Oct 06 2009
TRICARE, An Excellent Value?
Humm, thought I’d catch up on some reading while at the gym—so I pulled out my TRICARE Health Matters Newsletter, Issue 7: 2009 issue.
It was a pretty quick read and I flipped through the pages in short order. But when I got to the last page, for some reason, the box in the upper right hand corner of the back page spoke to me.
It said:
TRICARE
An Excellent Value
• Generous coverage
• Superior health care
• Decisions health driven, not insurance driven
• High satisfaction with care
• Low out-of-pocket costs
• Easy access
I struggled some with these words. Do you?
Humm, look forward to hearing your thoughts on “TRICARE—An Excellent Value”—Any after thoughts?
3 Responses to “TRICARE, An Excellent Value?”
Could you be more specific about what words bothered you? My mother is in an assisted living facility and has been on the TRICARE system for a number of years. I don’t have any complaints so far, but maybe I should?
Roy, guess the words just had a different meaning to me, particularly in light of recent events, most recently being the announcement of TRICARE Standard inpatient co-pay fee increases.
MOAA’s been working hard these last three years to prevent DoD from increasing TRICARE fees and passing those fees on to beneficiaries. We are glad the system is working well for you, unfortunately that’s not always the case for beneficiaries under the age 65. We also hear a lot from active duty and reserve members and their families who are frustrated with accessing care and getting referrals in the system.
The problem with discussing TRICARE is that the reader or listener may not know which TRICARE is being discussed, as the exchange above shows. I don’t know of anyone who has serious concerns about TFL, except the fear that DoD or Congress will do it serious harm. Some feared that the current national healthcare crisis would somehow do it serious harm, but Congress dodged that bullet by telling us that TFL and the VA system would be exempt from any legislation that would come out of the current negotiations.
That’s where DoD (and even more to the point, MOAA) should have stepped in and said, “Look, we have a better idea. Something like TFL is what everybody wants. If DoD would just turn TFL over to the agency of the government that is responsible for healthcare (HHS) and open TFL up to the public and let them pay premiums through their taxes like we all did for Medicare, then every taxpayer in the country would be fighting to ‘keep the [government] from increasing fees and passing those fees on to beneficiaries.’”
Members who separate from service would no longer have to choose from among myriad TRICARE plans or VA medical centers that–except for TFL–satisfy nobody, either beneficiary or provider.

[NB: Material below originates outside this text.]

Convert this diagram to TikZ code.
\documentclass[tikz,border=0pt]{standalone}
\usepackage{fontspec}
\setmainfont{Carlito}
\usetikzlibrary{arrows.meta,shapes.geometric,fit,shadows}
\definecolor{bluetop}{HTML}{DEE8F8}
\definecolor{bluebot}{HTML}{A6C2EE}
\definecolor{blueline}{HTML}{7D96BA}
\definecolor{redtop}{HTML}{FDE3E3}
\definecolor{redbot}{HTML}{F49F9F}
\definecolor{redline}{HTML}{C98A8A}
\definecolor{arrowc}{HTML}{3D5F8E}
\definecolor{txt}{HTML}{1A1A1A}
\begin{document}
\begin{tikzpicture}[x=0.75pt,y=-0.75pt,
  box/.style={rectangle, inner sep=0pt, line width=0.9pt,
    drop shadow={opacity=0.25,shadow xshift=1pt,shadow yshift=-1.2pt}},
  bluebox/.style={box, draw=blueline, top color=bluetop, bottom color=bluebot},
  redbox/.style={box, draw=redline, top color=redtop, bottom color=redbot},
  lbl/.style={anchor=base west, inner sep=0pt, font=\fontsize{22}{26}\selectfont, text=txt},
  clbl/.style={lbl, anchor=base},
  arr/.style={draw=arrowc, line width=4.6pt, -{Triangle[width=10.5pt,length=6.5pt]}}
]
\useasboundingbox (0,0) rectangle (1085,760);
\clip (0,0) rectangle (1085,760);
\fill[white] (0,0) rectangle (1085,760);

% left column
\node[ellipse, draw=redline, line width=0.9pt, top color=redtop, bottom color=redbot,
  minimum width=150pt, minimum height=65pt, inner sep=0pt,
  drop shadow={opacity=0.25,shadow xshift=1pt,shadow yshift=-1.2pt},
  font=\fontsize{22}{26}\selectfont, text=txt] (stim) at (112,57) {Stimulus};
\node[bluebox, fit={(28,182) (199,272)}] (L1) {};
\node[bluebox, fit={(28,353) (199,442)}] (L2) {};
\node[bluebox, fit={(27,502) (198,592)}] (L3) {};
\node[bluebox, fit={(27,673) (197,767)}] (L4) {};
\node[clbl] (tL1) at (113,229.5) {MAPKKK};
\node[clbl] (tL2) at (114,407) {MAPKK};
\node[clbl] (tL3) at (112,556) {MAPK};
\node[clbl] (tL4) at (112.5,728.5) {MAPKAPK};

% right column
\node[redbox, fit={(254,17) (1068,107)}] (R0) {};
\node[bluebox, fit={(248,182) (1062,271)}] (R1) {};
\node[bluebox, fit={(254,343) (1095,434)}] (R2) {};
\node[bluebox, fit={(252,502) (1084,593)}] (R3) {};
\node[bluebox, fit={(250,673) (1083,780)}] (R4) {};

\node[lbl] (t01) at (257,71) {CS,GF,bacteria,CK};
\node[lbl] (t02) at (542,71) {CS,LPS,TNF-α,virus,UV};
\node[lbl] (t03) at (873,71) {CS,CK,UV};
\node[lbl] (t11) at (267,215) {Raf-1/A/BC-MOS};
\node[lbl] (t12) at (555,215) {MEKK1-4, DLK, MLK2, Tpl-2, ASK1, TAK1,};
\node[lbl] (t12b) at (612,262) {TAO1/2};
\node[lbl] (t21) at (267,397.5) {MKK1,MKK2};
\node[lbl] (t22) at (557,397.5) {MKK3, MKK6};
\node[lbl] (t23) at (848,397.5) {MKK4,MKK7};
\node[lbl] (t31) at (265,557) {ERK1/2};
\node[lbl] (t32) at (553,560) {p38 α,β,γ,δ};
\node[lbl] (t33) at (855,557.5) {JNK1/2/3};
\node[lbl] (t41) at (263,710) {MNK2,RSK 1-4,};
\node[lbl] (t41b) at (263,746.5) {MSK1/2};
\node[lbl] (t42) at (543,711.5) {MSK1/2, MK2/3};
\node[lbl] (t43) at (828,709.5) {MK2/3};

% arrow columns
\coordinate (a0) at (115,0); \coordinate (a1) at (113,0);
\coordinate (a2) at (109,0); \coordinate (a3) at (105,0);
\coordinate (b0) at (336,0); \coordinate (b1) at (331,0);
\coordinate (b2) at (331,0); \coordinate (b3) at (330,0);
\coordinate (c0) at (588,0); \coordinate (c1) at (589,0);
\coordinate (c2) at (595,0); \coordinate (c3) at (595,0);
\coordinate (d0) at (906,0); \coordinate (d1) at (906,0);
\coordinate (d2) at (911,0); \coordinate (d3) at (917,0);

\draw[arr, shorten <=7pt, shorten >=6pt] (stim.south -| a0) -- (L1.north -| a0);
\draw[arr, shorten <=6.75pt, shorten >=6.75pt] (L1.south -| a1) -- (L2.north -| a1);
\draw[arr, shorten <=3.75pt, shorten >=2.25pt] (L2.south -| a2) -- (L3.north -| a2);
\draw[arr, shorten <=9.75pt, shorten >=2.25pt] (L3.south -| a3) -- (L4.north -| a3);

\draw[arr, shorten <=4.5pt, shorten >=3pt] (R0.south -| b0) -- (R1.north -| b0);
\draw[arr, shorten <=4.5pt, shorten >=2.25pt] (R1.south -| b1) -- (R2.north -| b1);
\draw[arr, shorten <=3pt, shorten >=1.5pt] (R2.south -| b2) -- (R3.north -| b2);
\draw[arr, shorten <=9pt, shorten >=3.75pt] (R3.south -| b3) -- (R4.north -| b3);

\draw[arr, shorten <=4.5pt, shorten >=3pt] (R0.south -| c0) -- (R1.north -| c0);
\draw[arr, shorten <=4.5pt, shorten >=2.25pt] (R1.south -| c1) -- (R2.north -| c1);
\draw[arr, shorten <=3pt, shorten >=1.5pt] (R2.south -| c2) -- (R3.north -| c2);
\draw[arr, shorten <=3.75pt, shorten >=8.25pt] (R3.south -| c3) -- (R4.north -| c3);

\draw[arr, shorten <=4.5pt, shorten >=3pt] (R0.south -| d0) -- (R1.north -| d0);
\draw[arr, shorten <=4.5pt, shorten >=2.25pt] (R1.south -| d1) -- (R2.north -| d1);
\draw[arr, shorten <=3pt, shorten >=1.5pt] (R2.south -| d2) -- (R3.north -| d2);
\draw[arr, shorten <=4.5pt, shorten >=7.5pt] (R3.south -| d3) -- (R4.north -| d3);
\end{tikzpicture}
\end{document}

Nobody thinks MTFs should merge into a nationwide system, but the VA serves people who will never wear a uniform again while leaving their family members to fend for themselves. Except for specialized treatment of certain service-related problems, no veteran I know would prefer to drive many miles to a VA medical center rather than see a local family doctor, as those of us who are covered by TFL do. Integrating veterans and TFL into a public healthcare plan that provides equal or better benefits would result in enormous savings.
H.R. 676, a bill that has been before Congress since 2003, is such a plan. It would cover everything TFL does, plus dental and long-term care, and all without co-pays. It essentially would improve Medicare and expand it to cover everyone, not just seniors, and would cut insurance companies and their obscene profits out of the picture (and that’s why it has been ignored for six years).
A simple provision that military retirees would receive this benefit free as a result of having “paid our premiums” through service to our country would finally fulfill the promise the government made to us decades ago. It would also preserve a recruiting and retention incentive MOAA wants to guard.
Having separate patchwork programs exclusively for veterans and retirees makes no sense when civilians, including most of our spouses and children, suffer the same illnesses and injuries we do.
“Everybody in and nobody out” makes good fiscal sense as well as a good community. Just join the rest of the country and ALL work together.